## Work to complete
Exactly and only the lines from the one containing "Reproduce this chart with matplotlib." through the one containing "(15, 0.6250, 0.7296)]" belong in your copy. Pictures do not.

(Entries with chart source code)
##############################
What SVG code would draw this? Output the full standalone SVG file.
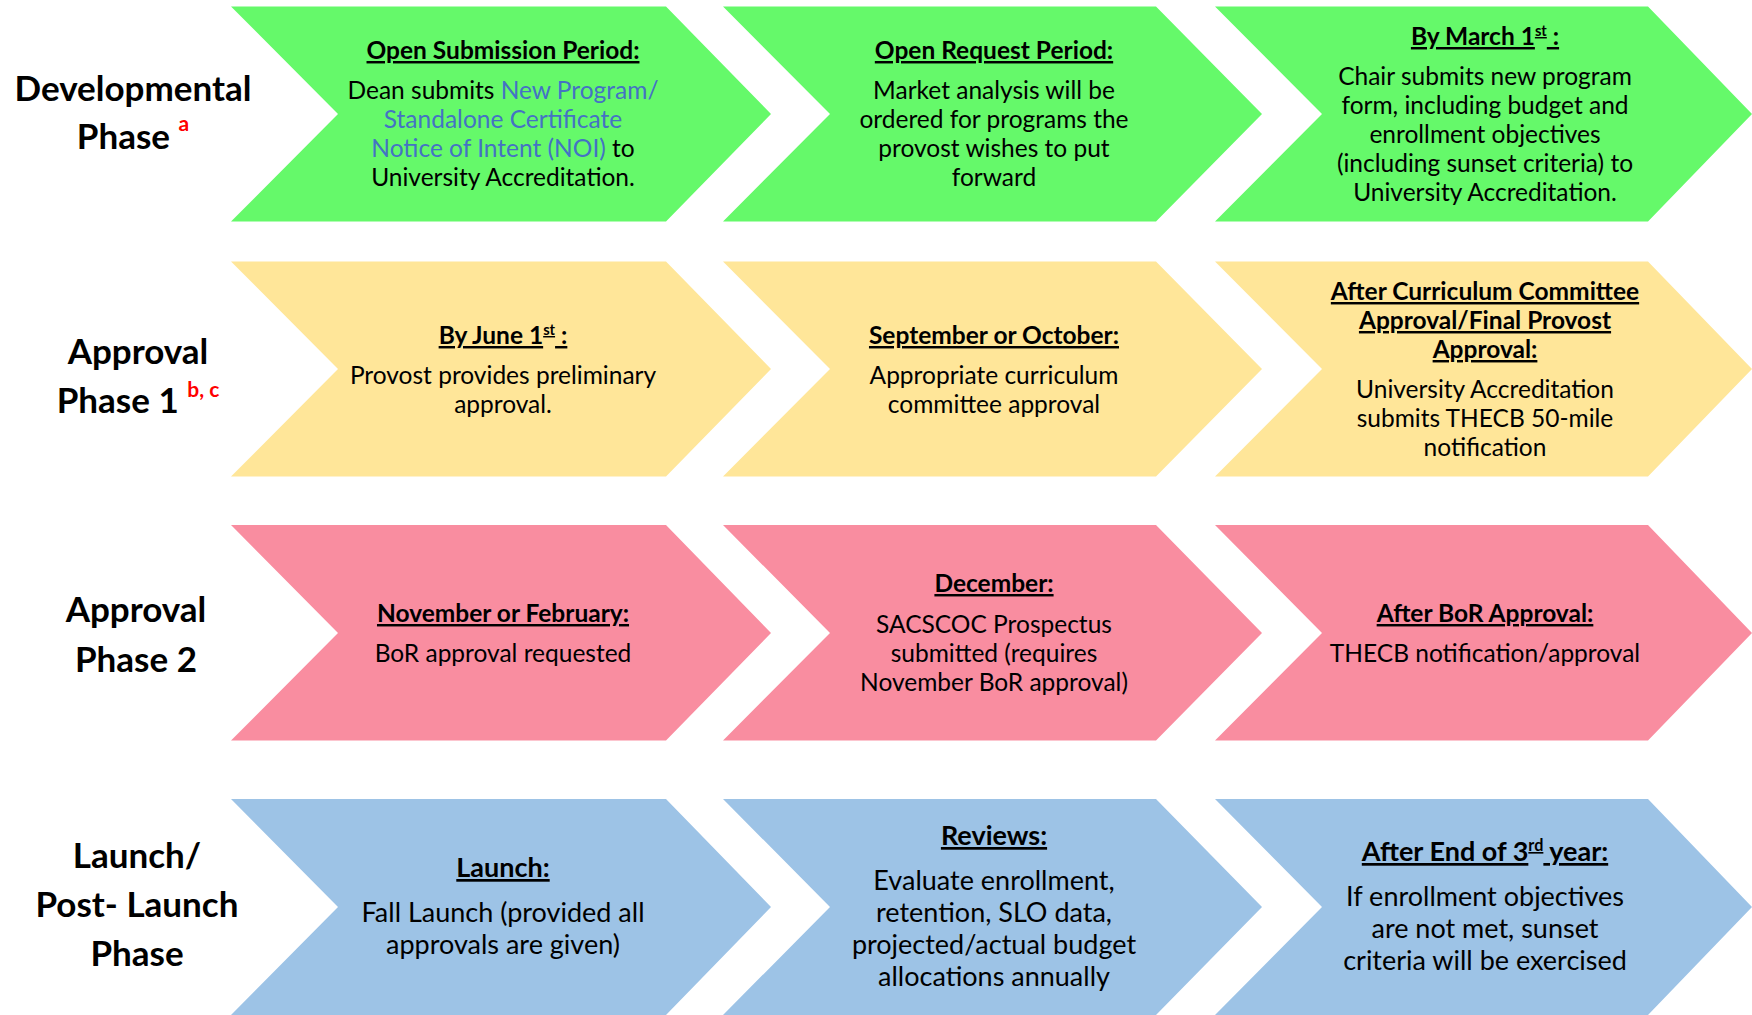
<svg xmlns="http://www.w3.org/2000/svg" width="1752" height="1015" viewBox="0 0 1752 1015">
<style>
text{font-family:Lato,"Noto Sans",sans-serif;text-anchor:middle;fill:#000}
.b{font-size:24.5px}
.h{font-size:24.5px;font-weight:bold;text-decoration:underline}
.b4{font-size:27px}
.h4{font-size:27px;font-weight:bold;text-decoration:underline}
.lab{font-size:35px;font-weight:bold}
.sup{font-size:60%}
.red{fill:#FF0000}
.blue{fill:#4472C4}
.g{fill:#65F96A}
.y{fill:#FFE699}
.p{fill:#F98DA0}
.bl{fill:#9DC3E6}
</style>
<rect width="1752" height="1015" fill="#fff"/>
<g id="labels">
<g id="label-dev">
<text class="lab" x="133" y="101">Developmental</text>
<text class="lab" x="133" y="149">Phase <tspan class="red sup" dy="-18">a</tspan></text>
</g>
<g id="label-ap1">
<text class="lab" x="138" y="364">Approval</text>
<text class="lab" x="138" y="413">Phase 1 <tspan class="red sup" dy="-16">b, c</tspan></text>
</g>
<g id="label-ap2">
<text class="lab" x="136" y="622">Approval</text>
<text class="lab" x="136" y="672">Phase 2</text>
</g>
<g id="label-launch">
<text class="lab" x="137" y="868">Launch/</text>
<text class="lab" x="137" y="917">Post- Launch</text>
<text class="lab" x="137" y="966">Phase</text>
</g>
</g>
<g id="connectors"></g>
<g id="row1">
<g id="r1c1">
<polygon class="g" points="231,6.5 666,6.5 771,114 666,221.5 231,221.5 338,114"/>
<text class="h" x="503" y="59">Open Submission Period:</text>
<text class="b" x="503" y="99">Dean submits <tspan class="blue">New Program/</tspan></text>
<text class="b blue" x="503" y="128">Standalone Certificate</text>
<text class="b" x="503" y="157"><tspan class="blue">Notice of Intent (NOI)</tspan> to</text>
<text class="b" x="503" y="186">University Accreditation.</text>
</g>
<g id="r1c2">
<polygon class="g" points="723,6.5 1156,6.5 1262,114 1156,221.5 723,221.5 830,114"/>
<text class="h" x="994" y="59">Open Request Period:</text>
<text class="b" x="994" y="99">Market analysis will be</text>
<text class="b" x="994" y="128">ordered for programs the</text>
<text class="b" x="994" y="157">provost wishes to put</text>
<text class="b" x="994" y="186">forward</text>
</g>
<g id="r1c3">
<polygon class="g" points="1215,6.5 1648,6.5 1752,114 1648,221.5 1215,221.5 1322,114"/>
<text class="h" x="1485" y="45">By March 1<tspan class="sup" dy="-9">st</tspan><tspan dy="9"> :</tspan></text>
<text class="b" x="1485" y="85">Chair submits new program</text>
<text class="b" x="1485" y="114">form, including budget and</text>
<text class="b" x="1485" y="143">enrollment objectives</text>
<text class="b" x="1485" y="172">(including sunset criteria) to</text>
<text class="b" x="1485" y="201">University Accreditation.</text>
</g>
</g>
<g id="row2">
<g id="r2c1">
<polygon class="y" points="231,261.5 666,261.5 771,369 666,476.5 231,476.5 338,369"/>
<text class="h" x="503" y="344">By June 1<tspan class="sup" dy="-9">st</tspan><tspan dy="9"> :</tspan></text>
<text class="b" x="503" y="384">Provost provides preliminary</text>
<text class="b" x="503" y="413">approval.</text>
</g>
<g id="r2c2">
<polygon class="y" points="723,261.5 1156,261.5 1262,369 1156,476.5 723,476.5 830,369"/>
<text class="h" x="994" y="344">September or October:</text>
<text class="b" x="994" y="384">Appropriate curriculum</text>
<text class="b" x="994" y="413">committee approval</text>
</g>
<g id="r2c3">
<polygon class="y" points="1215,261.5 1648,261.5 1752,369 1648,476.5 1215,476.5 1322,369"/>
<text class="h" x="1485" y="300">After Curriculum Committee</text>
<text class="h" x="1485" y="329">Approval/Final Provost</text>
<text class="h" x="1485" y="358">Approval:</text>
<text class="b" x="1485" y="398">University Accreditation</text>
<text class="b" x="1485" y="427">submits THECB 50-mile</text>
<text class="b" x="1485" y="456">notification</text>
</g>
</g>
<g id="row3">
<g id="r3c1">
<polygon class="p" points="231,525 666,525 771,633 666,740.5 231,740.5 338,633"/>
<text class="h" x="503" y="622">November or February:</text>
<text class="b" x="503" y="662">BoR approval requested</text>
</g>
<g id="r3c2">
<polygon class="p" points="723,525 1156,525 1262,633 1156,740.5 723,740.5 830,633"/>
<text class="h" x="994" y="592">December:</text>
<text class="b" x="994" y="633">SACSCOC Prospectus</text>
<text class="b" x="994" y="662">submitted (requires</text>
<text class="b" x="994" y="691">November BoR approval)</text>
</g>
<g id="r3c3">
<polygon class="p" points="1215,525 1648,525 1752,633 1648,740.5 1215,740.5 1322,633"/>
<text class="h" x="1485" y="622">After BoR Approval:</text>
<text class="b" x="1485" y="662">THECB notification/approval</text>
</g>
</g>
<g id="row4">
<g id="r4c1">
<polygon class="bl" points="231,799 666,799 771,907 666,1015 231,1015 338,907"/>
<text class="h4" x="503" y="877">Launch:</text>
<text class="b4" x="503" y="922">Fall Launch (provided all</text>
<text class="b4" x="503" y="954">approvals are given)</text>
</g>
<g id="r4c2">
<polygon class="bl" points="723,799 1156,799 1262,907 1156,1015 723,1015 830,907"/>
<text class="h4" x="994" y="845">Reviews:</text>
<text class="b4" x="994" y="890">Evaluate enrollment,</text>
<text class="b4" x="994" y="922">retention, SLO data,</text>
<text class="b4" x="994" y="954">projected/actual budget</text>
<text class="b4" x="994" y="986">allocations annually</text>
</g>
<g id="r4c3">
<polygon class="bl" points="1215,799 1648,799 1752,907 1648,1015 1215,1015 1322,907"/>
<text class="h4" x="1485" y="861">After End of 3<tspan class="sup" dy="-10">rd</tspan><tspan dy="10"> year:</tspan></text>
<text class="b4" x="1485" y="906">If enrollment objectives</text>
<text class="b4" x="1485" y="938">are not met, sunset</text>
<text class="b4" x="1485" y="970">criteria will be exercised</text>
</g>
</g>
</svg>
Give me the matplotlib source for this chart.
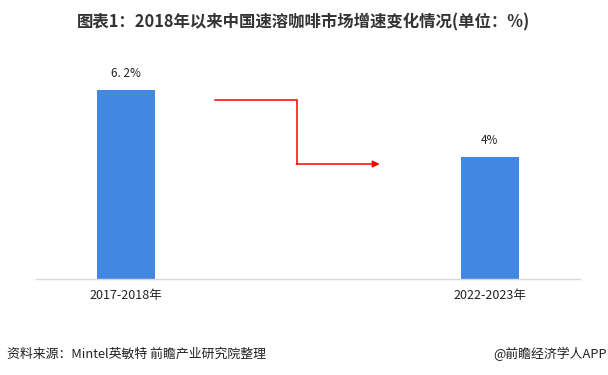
import matplotlib.pyplot as plt

plt.rcParams['font.family'] = ['Noto Sans CJK SC', 'DejaVu Sans']

categories = ['2017-2018年', '2022-2023年']
growth = [6.2, 4.0]
value_labels = ['6. 2%', '4%']

fig = plt.figure(figsize=(6.08, 3.75), dpi=100)
ax = fig.add_axes([36 / 608, (375 - 279) / 375, (580 - 36) / 608, (279 - 60) / 375])

x = [0, 1]
ax.bar(x, growth, width=0.16, color='#4287E2')
for xi, v, lab in zip(x, growth, value_labels):
    ax.text(xi, v + 0.32, lab, ha='center', va='bottom', fontsize=8.5, color='#222222')

ax.set_xlim(-0.248, 1.248)
ax.set_ylim(0, 7.18)
ax.set_xticks(x)
ax.set_xticklabels(categories, fontsize=9, color='#222222')
ax.tick_params(axis='x', length=0, pad=7)
ax.set_yticks([])
for s in ['top', 'right', 'left']:
    ax.spines[s].set_visible(False)
ax.spines['bottom'].set_color('#D9D9D9')
ax.spines['bottom'].set_linewidth(1)

# red step arrow
ax.plot([0.243, 0.47, 0.47], [5.87, 5.87, 3.77], color='red', lw=1.1,
        solid_joinstyle='miter')
ax.annotate('', xy=(0.697, 3.77), xytext=(0.468, 3.77),
            arrowprops=dict(arrowstyle='-|>', color='red', lw=1.1,
                            mutation_scale=10, shrinkA=0, shrinkB=0))

fig.text(0.499, 0.94, '图表1：2018年以来中国速溶咖啡市场增速变化情况(单位：%)',
         ha='center', va='center', fontsize=11.8, fontweight='bold', color='#333333')
fig.text(0.012, 0.056, '资料来源：Mintel英敏特 前瞻产业研究院整理',
         ha='left', va='center', fontsize=9.3, color='#222222')
fig.text(0.998, 0.056, '@前瞻经济学人APP',
         ha='right', va='center', fontsize=9.3, color='#222222')

fig.savefig('out.png', dpi=100)
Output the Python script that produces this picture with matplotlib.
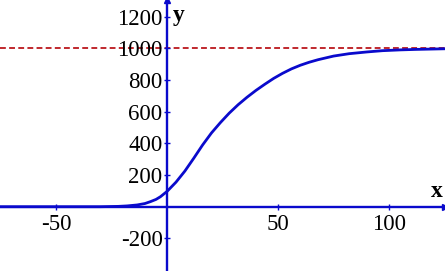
import matplotlib
matplotlib.use('Agg')
import matplotlib.pyplot as plt

# points
xs = [-75, -30, -22, -18, -13.5, -10, -7.5, -5, -3, 0, 4, 8, 12, 16, 20, 24, 28, 32,
      36, 40, 44, 48, 52, 56, 60, 64, 68, 75, 82, 90, 97, 105, 112, 125]
ys = [0, 0, 2, 5, 11, 20, 32, 46, 63, 97, 155, 225, 306, 390, 466, 531, 591, 644,
      691, 734, 773, 810, 842, 870, 893, 912, 928, 951, 966, 977, 985, 990, 993, 997]

asymptote = 1000
x_ticks = [-50, 50, 100]
y_ticks = [-200, 200, 400, 600, 800, 1000, 1200]

blue = '#0a0acc'
red = '#c0282d'

plt.rcParams['font.family'] = ['Liberation Serif', 'DejaVu Serif']
plt.rcParams['axes.unicode_minus'] = False

fig = plt.figure(figsize=(4.45, 2.71), dpi=100)
ax = fig.add_axes([0, 0, 1, 1])
ax.set_xlim(-75.3, 125.2)
ax.set_ylim(-406, 1305)

ax.axhline(asymptote, color=red, lw=1.4, dashes=(3.0, 1.7), zorder=1)
ax.plot(xs, ys, color=blue, lw=2.0, zorder=3, solid_joinstyle='round')

for side in ['top', 'right']:
    ax.spines[side].set_visible(False)
ax.spines['left'].set_position(('data', 0))
ax.spines['bottom'].set_position(('data', 0))
for side in ['left', 'bottom']:
    ax.spines[side].set_color(blue)
    ax.spines[side].set_linewidth(1.7)
    ax.spines[side].set_zorder(2)

# arrow heads on the axes
ax.plot(1, 0, '>', color=blue, ms=4, transform=ax.get_yaxis_transform(), clip_on=False)
ax.plot(0, 1, '^', color=blue, ms=4, transform=ax.get_xaxis_transform(), clip_on=False)

ax.set_xticks(x_ticks)
ax.set_yticks(y_ticks)
ax.tick_params(direction='inout', length=4.5, width=1, color=blue,
               labelsize=16.5, pad=1.0)
ax.tick_params(axis='x', pad=3.0)
ax.patch.set_visible(False)

ax.text(121.7, 93, 'x', fontsize=17, fontweight='bold', ha='center', va='center')
ax.text(5.2, 1205, 'y', fontsize=17, fontweight='bold', ha='center', va='center')

fig.savefig('out.png', dpi=100)
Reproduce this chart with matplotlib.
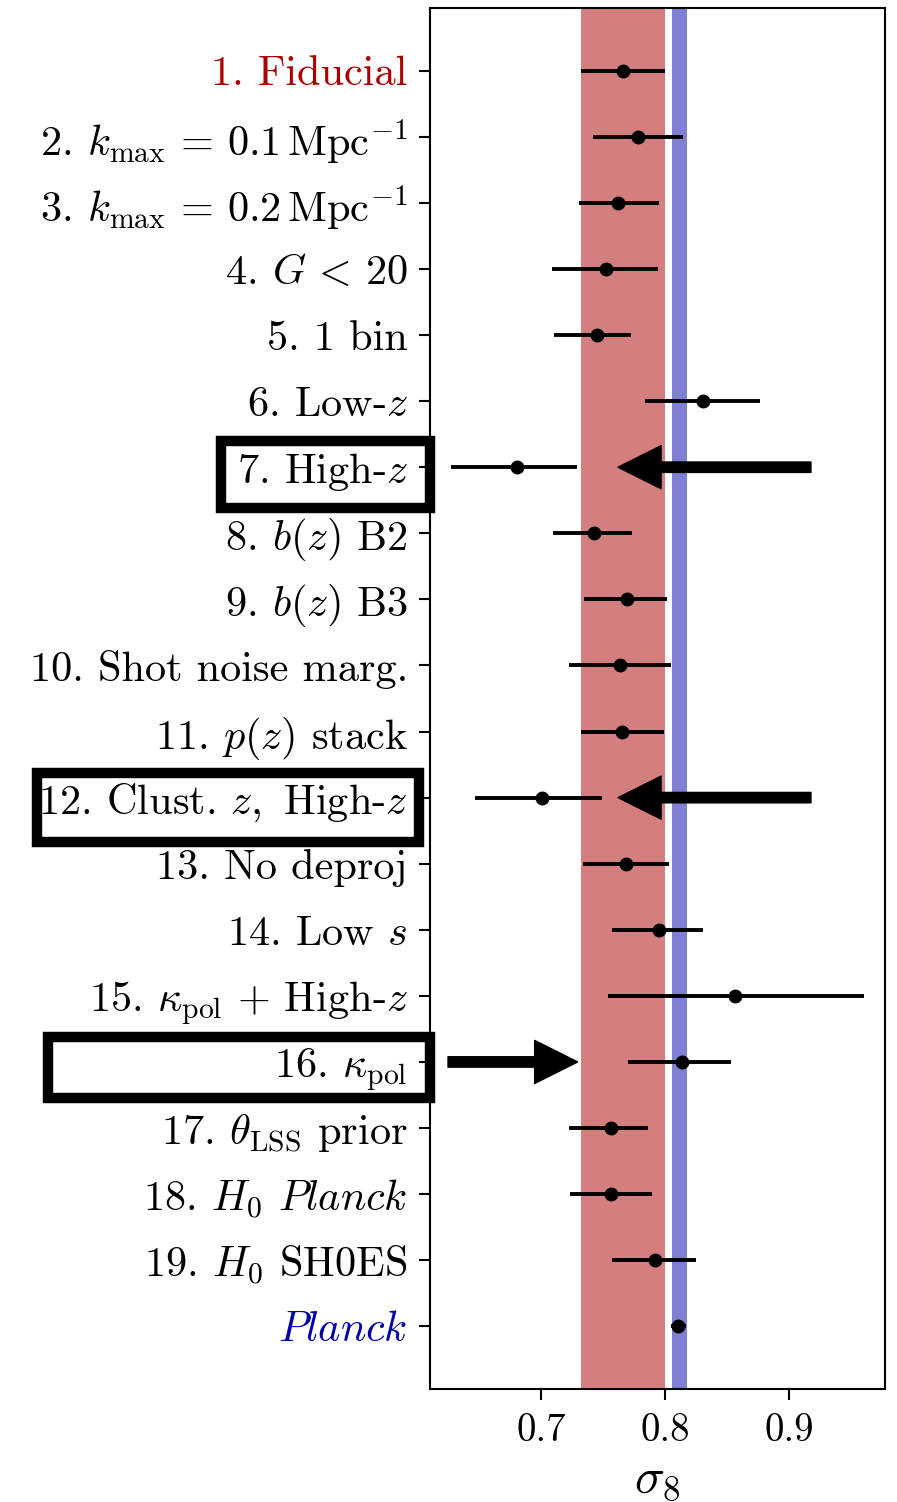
import matplotlib
matplotlib.use('Agg')
import matplotlib.pyplot as plt
from matplotlib.patches import Rectangle

plt.rcParams['font.family'] = 'serif'
plt.rcParams['font.serif'] = ['cmr10']
plt.rcParams['mathtext.fontset'] = 'cm'
plt.rcParams['axes.formatter.use_mathtext'] = True

labels = [
    r'1. Fiducial',
    r'2. $k_{\rm max}\,=\,0.1\,{\rm Mpc}^{-1}$',
    r'3. $k_{\rm max}\,=\,0.2\,{\rm Mpc}^{-1}$',
    r'4. $G\,<\,20$',
    r'5. 1 bin',
    r'6. Low-$z$',
    r'7. High-$z$',
    r'8. $b(z)$ B2',
    r'9. $b(z)$ B3',
    r'10. Shot noise marg.',
    r'11. $p(z)$ stack',
    r'12. ${\rm Clust.}\,z,$ High-$z$',
    r'13. No deproj',
    r'14. Low $s$',
    r'15. $\kappa_{\rm pol}\,+\,{\rm High}$-$z$',
    r'16. $\kappa_{\rm pol}$',
    r'17. $\theta_{\rm LSS}$ prior',
    r'18. $H_0$ $Planck$',
    r'19. $H_0$ SH0ES',
    r'$Planck$',
]
sigma8 = [0.7664, 0.7782, 0.7623, 0.7524, 0.7449, 0.8306, 0.6804, 0.7425, 0.7691, 0.7637,
          0.7656, 0.7008, 0.7688, 0.7954, 0.8565, 0.8135, 0.7565, 0.7562, 0.7919, 0.8107]
sigma8_lo = [0.7323, 0.7419, 0.7306, 0.7089, 0.7105, 0.7839, 0.6274, 0.7099, 0.7347, 0.7226,
             0.7323, 0.6470, 0.7339, 0.7573, 0.7540, 0.7704, 0.7226, 0.7234, 0.7570, 0.8047]
sigma8_hi = [0.8000, 0.8145, 0.7952, 0.7946, 0.7728, 0.8764, 0.7288, 0.7731, 0.8016, 0.8048,
             0.7990, 0.7494, 0.8030, 0.8309, 0.9607, 0.8530, 0.7863, 0.7898, 0.8250, 0.8167]

fid_band = (0.7323, 0.8000)
planck_band = (0.8056, 0.8177)

# arrows: (row, tail x, head x)
arrows = [(6, 0.9177, 0.7621), (11, 0.9177, 0.7621), (15, 0.6250, 0.7296)]

fig = plt.figure(figsize=(8.97, 15.02), dpi=100)
ax = fig.add_axes([0.4794, 0.0752, 0.9866 - 0.4794, 0.9947 - 0.0752])

ax.axvspan(*fid_band, color='#aa0000', alpha=0.5, lw=0)
ax.axvspan(*planck_band, color='#0000aa', alpha=0.5, lw=0)

rows = list(range(len(labels)))
xerr = [[c - l for c, l in zip(sigma8, sigma8_lo)],
        [h - c for c, h in zip(sigma8, sigma8_hi)]]
ax.errorbar(sigma8, rows, xerr=xerr, fmt='o', color='k', ms=9, elinewidth=2.8, capsize=0)

for r, x0, x1 in arrows:
    ax.annotate('', xy=(x1, r), xytext=(x0, r), annotation_clip=False,
                arrowprops=dict(facecolor='k', edgecolor='k', width=7.5, headwidth=31,
                                headlength=31, shrink=0))

ax.set_xlim(0.6105, 0.9774)
ax.set_ylim(19.95, -0.95)
ax.set_yticks(rows)
ax.set_yticklabels(labels, fontsize=30.5)
ax.get_yticklabels()[0].set_color('#aa0000')
ax.get_yticklabels()[-1].set_color('#0000aa')
ax.set_xticks([0.7, 0.8, 0.9])
ax.set_xticklabels(['0.7', '0.8', '0.9'], fontsize=28)
ax.tick_params(axis='y', length=8, width=1.5, pad=8)
ax.tick_params(axis='x', length=8, width=1.5, pad=9)
for s in ax.spines.values():
    s.set_linewidth(1.5)
ax.set_xlabel(r'$\sigma_8$', fontsize=36, labelpad=6)

# boxes around highlighted labels (pixel coordinates of the figure)
W, H = 897, 1502
for x0, y0, x1, y1 in [(221, 441, 430, 508), (37, 773, 419, 842), (48, 1037, 430, 1098)]:
    fig.add_artist(Rectangle((x0 / W, 1 - y1 / H), (x1 - x0) / W, (y1 - y0) / H,
                             transform=fig.transFigure, fill=False, ec='k', lw=7.5))

fig.savefig('out.png', dpi=100)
##############################
## Result
Reproduce this chart with matplotlib.
import matplotlib
matplotlib.use('Agg')
import matplotlib.pyplot as plt
from matplotlib.patches import Rectangle

plt.rcParams['font.family'] = 'serif'
plt.rcParams['font.serif'] = ['cmr10']
plt.rcParams['mathtext.fontset'] = 'cm'
plt.rcParams['axes.formatter.use_mathtext'] = True

labels = [
    r'1. Fiducial',
    r'2. $k_{\rm max}\,=\,0.1\,{\rm Mpc}^{-1}$',
    r'3. $k_{\rm max}\,=\,0.2\,{\rm Mpc}^{-1}$',
    r'4. $G\,<\,20$',
    r'5. 1 bin',
    r'6. Low-$z$',
    r'7. High-$z$',
    r'8. $b(z)$ B2',
    r'9. $b(z)$ B3',
    r'10. Shot noise marg.',
    r'11. $p(z)$ stack',
    r'12. ${\rm Clust.}\,z,$ High-$z$',
    r'13. No deproj',
    r'14. Low $s$',
    r'15. $\kappa_{\rm pol}\,+\,{\rm High}$-$z$',
    r'16. $\kappa_{\rm pol}$',
    r'17. $\theta_{\rm LSS}$ prior',
    r'18. $H_0$ $Planck$',
    r'19. $H_0$ SH0ES',
    r'$Planck$',
]
sigma8 = [0.7664, 0.7782, 0.7623, 0.7524, 0.7449, 0.8306, 0.6804, 0.7425, 0.7691, 0.7637,
          0.7656, 0.7008, 0.7688, 0.7954, 0.8565, 0.8135, 0.7565, 0.7562, 0.7919, 0.8107]
sigma8_lo = [0.7323, 0.7419, 0.7306, 0.7089, 0.7105, 0.7839, 0.6274, 0.7099, 0.7347, 0.7226,
             0.7323, 0.6470, 0.7339, 0.7573, 0.7540, 0.7704, 0.7226, 0.7234, 0.7570, 0.8047]
sigma8_hi = [0.8000, 0.8145, 0.7952, 0.7946, 0.7728, 0.8764, 0.7288, 0.7731, 0.8016, 0.8048,
             0.7990, 0.7494, 0.8030, 0.8309, 0.9607, 0.8530, 0.7863, 0.7898, 0.8250, 0.8167]

fid_band = (0.7323, 0.8000)
planck_band = (0.8056, 0.8177)

# arrows: (row, tail x, head x)
arrows = [(6, 0.9177, 0.7621), (11, 0.9177, 0.7621), (15, 0.6250, 0.7296)]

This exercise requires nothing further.